The commissioners present also heard a detailed explanation of how unjust fiscal policies in the Americas violate human rights obligations and principles as set out in international and regional treaties. IACHR Executive Secretary Emilio Álvarez Icaza, who was in attendance for the hearing, echoed the calls of the civil society organizations present when he said “the relationship between fiscal policy and human rights remains on the margins, and it is important to bring it to the center of the discussion, as it is in budgets that states’ priorities are to be found”.

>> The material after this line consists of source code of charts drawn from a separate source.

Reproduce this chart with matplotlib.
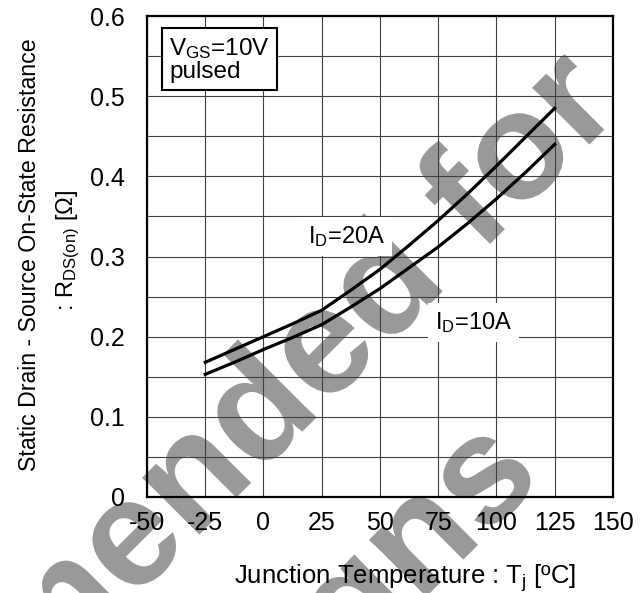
import matplotlib
matplotlib.use("Agg")
import matplotlib.pyplot as plt
import matplotlib.patheffects as pe
from matplotlib import rc

rc("font", family="Liberation Sans", size=18)
rc("mathtext", fontset="custom", rm="Liberation Sans", it="Liberation Sans")
rc("axes", unicode_minus=False)

# junction temperature (degC) and R_DS(on) (ohm)
temp = [-25, -12.5, 0, 12.5, 25, 37.5, 50, 62.5, 75, 87.5, 100, 112.5, 125]
r_20a = [0.168, 0.184, 0.200, 0.216, 0.233, 0.258, 0.284, 0.314, 0.345,
         0.378, 0.413, 0.449, 0.485]
r_10a = [0.153, 0.168, 0.184, 0.199, 0.215, 0.237, 0.260, 0.286, 0.312,
         0.341, 0.372, 0.405, 0.440]

xticks = [-50, -25, 0, 25, 50, 75, 100, 125, 150]
yticks = [0, 0.1, 0.2, 0.3, 0.4, 0.5, 0.6]
ylabels = ["0", "0.1", "0.2", "0.3", "0.4", "0.5", "0.6"]

fig = plt.figure(figsize=(6.43, 5.93), dpi=100)
ax = fig.add_axes((0.2286, 0.1619, 0.7247, 0.8111))

# watermark behind the grid
wm = dict(fontsize=110, fontweight="bold", color="#999999", rotation=45,
          rotation_mode="anchor", ha="right", va="baseline",
          transform=fig.transFigure, clip_on=False, zorder=0.5,
          path_effects=[pe.withStroke(linewidth=4, foreground="white")])
ax.text(624 / 643, 1 - 110 / 593, "Not Recommended for", **wm)
ax.text(545 / 643, 1 - 478 / 593, "New Designs", **wm)

ax.plot(temp, r_20a, color="black", lw=2.3, zorder=4)
ax.plot(temp, r_10a, color="black", lw=2.3, zorder=4)

ax.set_xlim(-50, 150)
ax.set_ylim(0, 0.6)
ax.set_xticks(xticks)
ax.set_yticks(yticks)
ax.set_yticklabels(ylabels)
ax.set_yticks([i * 0.05 for i in range(13)], minor=True)
ax.grid(True, which="both", color="0.25", lw=0.8)
ax.tick_params(which="both", length=0, labelsize=18)
ax.tick_params(axis="x", pad=10)
ax.tick_params(axis="y", pad=16)
for s in ax.spines.values():
    s.set_linewidth(1.6)

ax.text(-40.5, 0.546, "V$_{\\mathregular{GS}}$=10V\npulsed", fontsize=17.5,
        va="center", ha="left", linespacing=1.0, zorder=5,
        bbox=dict(boxstyle="square,pad=0.3", fc="white", ec="black", lw=1.5))
ax.text(19, 0.325, "I$_{\\mathregular{D}}$=20A", fontsize=17, va="center",
        ha="left", zorder=3,
        bbox=dict(boxstyle="square,pad=0.3", fc="white", ec="none"))
ax.text(73.5, 0.218, "I$_{\\mathregular{D}}$=10A", fontsize=17, va="center",
        ha="left", zorder=3,
        bbox=dict(boxstyle="square,pad=0.3", fc="white", ec="none"))

fig.text(405 / 643, 1 - 578 / 593, "Junction Temperature : T$_{\\mathregular{j}}$ [ºC]",
         ha="center", va="center", fontsize=18.5)
fig.text(30 / 643, 1 - 255 / 593, "Static Drain - Source On-State Resistance",
         rotation=90, ha="center", va="center", fontsize=16.7)
fig.text(68 / 643, 1 - 250 / 593, ": R$_{\\mathregular{DS(on)}}$ [$\\mathregular{\\Omega}$]",
         rotation=90, ha="center", va="center", fontsize=17)

fig.savefig("out.png", dpi=100)
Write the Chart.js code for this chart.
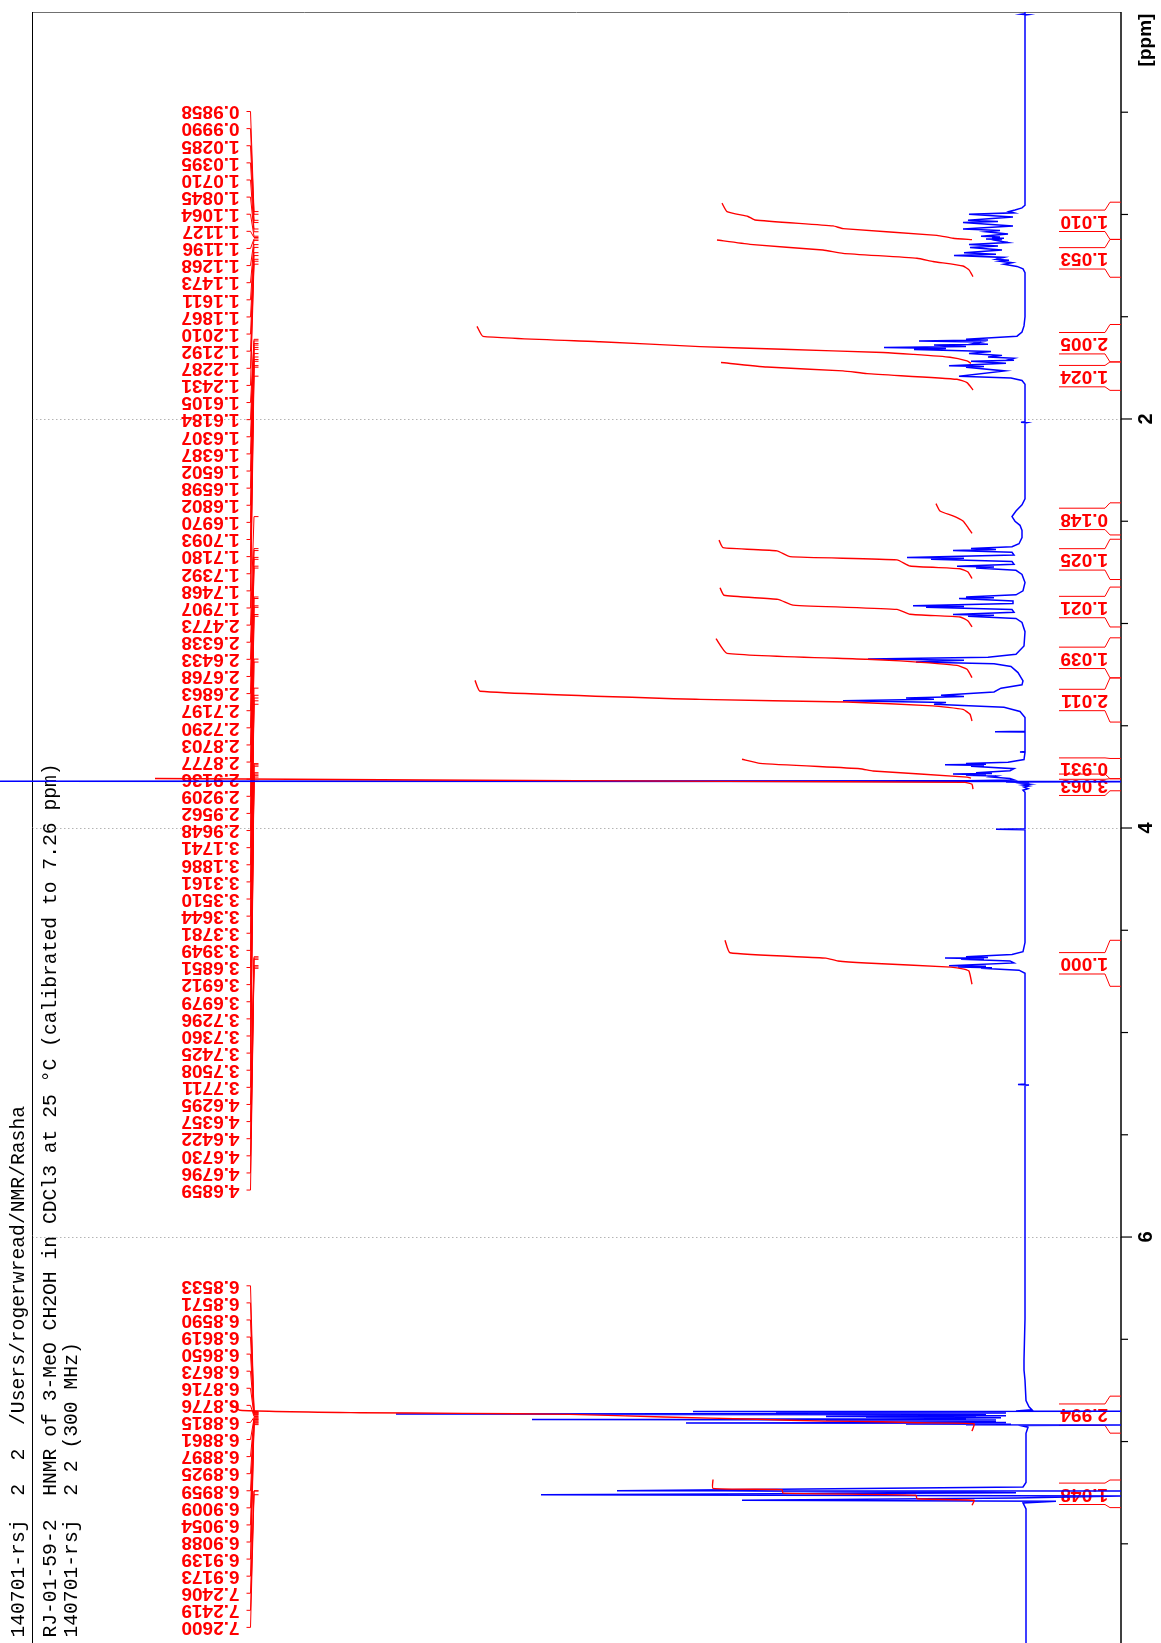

This landmark initiative built on the advances made earlier this year when CESR and our tax justice allies convened the first international strategy meeting on Advancing Tax Justice through Human Rights in Lima, Peru in April, 2015. CESR is now collaborating with national allies including the Grupo Nacional de Presupuesto Público in Peru on an applied research and advocacy project to highlight the role of the country’s fiscal policy regime in perpetuating socio-economic inequality and stark disparities in human rights enjoyment. In parallel, we are also working with Oxfam Latin America’s Even It Up campaign and local organizations in the Dominican Republic, where violations of the right to housing are being fuelled by inequitable and regressive fiscal policies. Beyond the Americas, CESR has been using international human rights mechanisms to challenge fiscal injustice in transitional contexts such as Egypt, and in other countries where austerity measures have led to rising inequality and a severe deterioration in economic and social rights, such as Spain.
What began in Lima as an exploratory initiative to bring the tax justice and human rights communities together has now developed into a collaborative platform for action with real traction at the national, regional and international levels. The road ahead will see us joining forces with tax justice advocates to elucidate the tax dimensions of corporate accountability as well as exploring instances in which fiscal policy is patently discriminatory. We will also be shining some much-needed light into the dark corners of financial secrecy jurisdictions such as Switzerland, as well as continuing the campaign for a Post-2015 Fiscal Revolution to meet the newly agreed Sustainable Development Goals.
At a time when economic recession, fiscal austerity and wavering development cooperation threaten to exacerbate inequality and deprivation, it is essential to put tax more firmly on the human rights agenda, and for human rights to be at the heart of tax justice advocacy. We need to “get fiscal” if we are to effectively counter the policy paradigms which are so grossly undermining the resourcing of rights.